Me preguntaron alguna vez qué significaba el cuarto. ¿Cómo darle un significado? Supe siempre describirlo, lo viví. En esos tiempos use palabras como atascados, para mostrar los platos en el lavabo, y escapistas, para las sábanas que con rezonga inmovil huían del colchón. Comparé también el piso con arena hirviente, pegándose a la piel desnuda de mis pies. No tenía una escoba, ni tampoco un trapeador. Dedicaba mis días a completar con gran paciencia y eficacia, un espléndido zoológico de papel. Me acompañaban en mi soledad, elefantes de todo tamaño y color, colibríes de mi nativo Ecuador, conejos y zorros con ojos de tinta tornasol. Fueron también ellos testigos de mis crímenes. Silenciosos espectadores del giro traicionero del encendedor, de las marcas en la piel, de los intentos fallidos de esconder las llagas.
No era una cosa nueva, el sentimiento me refiero. Era el mismo que sentía cada vez que regresaba mi padre a casa después de conocer las notas paupérrimas de mi libreta escolar. El que invadía mi corazón a ritmos torrenciales al sentir la intención de sus pasos. Aquello que me perseguía en el noveno grado cuando me sacaban de clase a obligarme a hablar con psicólogas cuya única solución era la de privarme de las actividades con las que sanaba mi mente. Era, igualmente él, el que trituraba encolerizado mis nudillos contra muros y puertas. Mis manos eran veleros llevando la vergüenza, el miedo, la frustración ciega de no saber como salir.
¿Qué es la realidad? Todavía no se, pero en ese momento no era más que el carrousel macabro de mis pensamientos. No era más que una sucesión de ideas, enjauladas entre boca y garganta. Ideas que con el tiempo entrarían en ebullición. Las mismas que metódicamente lo consumieron todo, mi piel, mi tranquilidad, mi sueño.

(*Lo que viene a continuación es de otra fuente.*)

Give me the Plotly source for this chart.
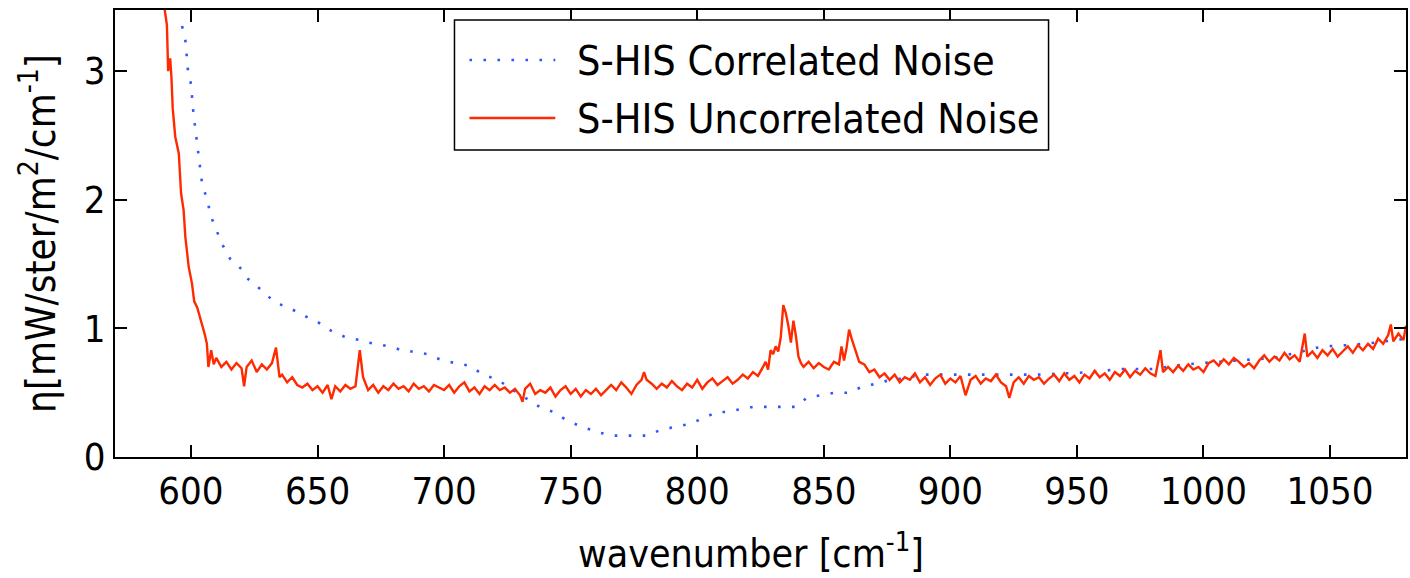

La noche se vestía de gala para ir de la mano de mi insomnio. La madrugada de repente se transformaba en hora del almuerzo, y la cena en un sueño cansino.
La desesperación llevó a la más clara de las conclusiones. No había más tonos de gris. ¿Cómo hablar de salud mental, sin mencionar lo obvio? Sin tocar el hecho de que por más brillantes nos sintamos, por más que sudemos con orgullo la creencia de lograr curarnos, solos, no es posible.
Necesitaba ayuda. Me encantaría decir que la obtuve de inmediato, que no vacile. En realidad, pasarían meses antes de sentarme frente a una psicóloga de nuevo. Inventé cada excusa que pude, la dejé plantada más de una vez. Tenía miedo también, de salir de mi estado, de perder, con el dolor, lo que me diferenciaba. Como si atado a él estarían partes que consideraba esenciales.
Entonces: ¿Qué significaba el cuarto? El cuarto fue la desesperación, el intento frustrado de encontrar algo más allá del dolor, de la soledad, del orgullo. Me quemé en una hoguera con alarmas anti incendio y fue allí mismo, donde encontré la voluntad gradual de sanar.